Israele ha in mente lo sgombero forzato degli Hezbollah, un corpo estraneo sciita o filo sciita, dipendente in tutto e per tutto dall’Iran. Tagliarlo fuori dal Libano significa tagliare un braccio armato iraniano. Purtroppo l’Iran è lontano. Ha la disgrazia di non poter confinare Israele, altrimenti, ne vedremmo delle belle.

  L’Iran aspetta la reazione missilistica israeliana. Nulla di serio, però. Solo una dimostrazione, colpendo le installazioni militari. Non quelle petrolifere, altrimenti aumenta il prezzo del petrolio in tutto il mondo. Non quelle nucleari, troppo profonde nel terreno e troppo pericolose. Va bene sugli impianti militari specie se, avvertite, si manderanno in licenza premio le guarnigioni. C’è un fair play anche nella guerra a distanza, che diamine!

Qualcuno sostiene che Israele, che si muove con tanta disinvoltura fra statue di cristallo, in realtà agisce nel silenzio assordante dei Paesi arabi della regione, quasi tutti di osservanza sunnita, che vedono come il fumo negli occhi l’intraprendenza sciita iraniana. In sostanza, Israele starebbe facendo il lavoro sporco per loro. Poi chiederà un prezzo, ma i patti di Abramo sono già lì, pronti. Basterebbe dar loro una rinfrescata.

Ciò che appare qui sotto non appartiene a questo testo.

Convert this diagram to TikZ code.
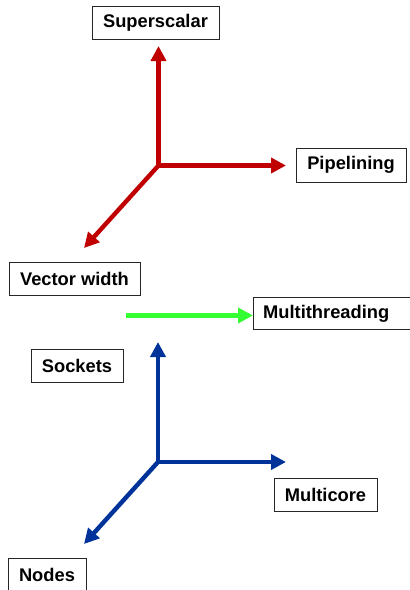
\documentclass[tikz,border=0pt]{standalone}
\usepackage{fontspec}
\setmainfont{Liberation Sans}
\usetikzlibrary{arrows.meta}
\definecolor{axisred}{HTML}{C00000}
\definecolor{axisblue}{HTML}{003399}
\definecolor{axisgreen}{HTML}{33FF33}
\tikzset{
  label box/.style={draw=black!85, line width=0.8pt, fill=white, inner sep=0pt,
    font=\fontsize{18.3}{20}\selectfont\bfseries},
  axis/.style={line width=4.4pt, -{Triangle[length=15pt,width=15pt]}},
}
\begin{document}
\begin{tikzpicture}[x=1pt,y=-1pt]
  \useasboundingbox (0,0) rectangle (410,590);
  \clip (0,0) rectangle (410,590);

  % labels of the upper (red) axes
  \node[label box, minimum width=127pt, minimum height=33pt] (sup) at (155.5,22.5) {Superscalar};
  \node[label box, minimum width=110pt, minimum height=34pt] (pipe) at (351,165) {Pipelining};
  \node[label box, minimum width=131pt, minimum height=33pt] (vec) at (74.5,278.5) {Vector width};

  % multithreading box runs past the right edge
  \draw[draw=black!85, line width=0.8pt] (253,297) rectangle (414,329);
  \coordinate (mtw) at (253,313);
  \node[font=\fontsize{18.3}{20}\selectfont\bfseries, anchor=west, inner sep=0pt] (mt) at (263,314) {Multithreading};

  % labels of the lower (blue) axes
  \node[label box, minimum width=92pt, minimum height=33pt] (sock) at (77,365.5) {Sockets};
  \node[label box, minimum width=103pt, minimum height=33pt] (core) at (325.5,494.5) {Multicore};
  \node[label box, minimum width=78pt, minimum height=33pt] (nodes) at (47,574.5) {Nodes};

  % red axes
  \coordinate (ro) at (158.5,165.5);
  \coordinate (rup) at (158.5,46);
  \coordinate (rright) at (286,165.5);
  \coordinate (rdiag) at (84,248);
  \draw[axis, axisred] (ro) -- (rup);
  \draw[axis, axisred] (ro) -- (rright);
  \draw[axis, axisred] (ro) -- (rdiag);

  % green axis
  \coordinate (gstart) at (126,315.5);
  \draw[axis, axisgreen] (gstart) -- (mtw |- gstart);

  % blue axes
  \coordinate (bo) at (158,462);
  \coordinate (bup) at (158,342);
  \coordinate (bright) at (286,462);
  \coordinate (bdiag) at (84,544);
  \draw[axis, axisblue] (bo) -- (bup);
  \draw[axis, axisblue] (bo) -- (bright);
  \draw[axis, axisblue] (bo) -- (bdiag);
\end{tikzpicture}
\end{document}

In Libano ci sono due agnelli sacrificali, a parte il Paese stesso: le Nazioni Unite e il contingente dell’UNIFIL, quello che avrebbe dovuto, da oltre un decennio, assicurare la separazione tra i bellicosi Hezbollah di un tempo e l’esercito israeliano.

 Le Nazioni Unite non contano nulla, come l’Unione europea. Sono un punto di riferimento internazionale necessario ma inutile. Netanyahu se ne frega. Prima delle elezioni americane deve concludere la sua missione. Poi si vedrà.

 L’Unifil, invece, sta in mezzo al caos. Francamente non si capisce che ruolo possa avere in questo frangente pericoloso. Forse non ha adempiuto pienamente al suo mandato, ma le recriminazioni postume sono inutili.

Qualche domanda, però, uno se la fa. Se è vero che gli Hezbollah hanno approfittato delle installazioni dell’UNIFIL come scudo per i loro depositi di armi o per le loro gallerie, possibile che non se ne sia accorto nessuno e non abbia sparato per dissuaderli? Non rientrava nelle loro regole d’ingaggio?

In sostanza, l’UNIFIL non ha separato i contendenti, non ha controllato gli Hezbollah, non ha sparato contro chi voleva farsene scudo. Ha solo preso il sole.

Sta di fatto che Israele spara anche sull’UNIFIL, che tace, ma nell’UNIFIL ci sono anche troppi Italiani, e questo per noi è un problema. A questo punto l’UNIFIL è inutile e un pericolo per chi ci sta dentro.

Come si vede, purtroppo, la morte di Sinwar risolve poco o nulla. I problemi restano e l’illusione di farla finita permane, ma è solo un’illusione.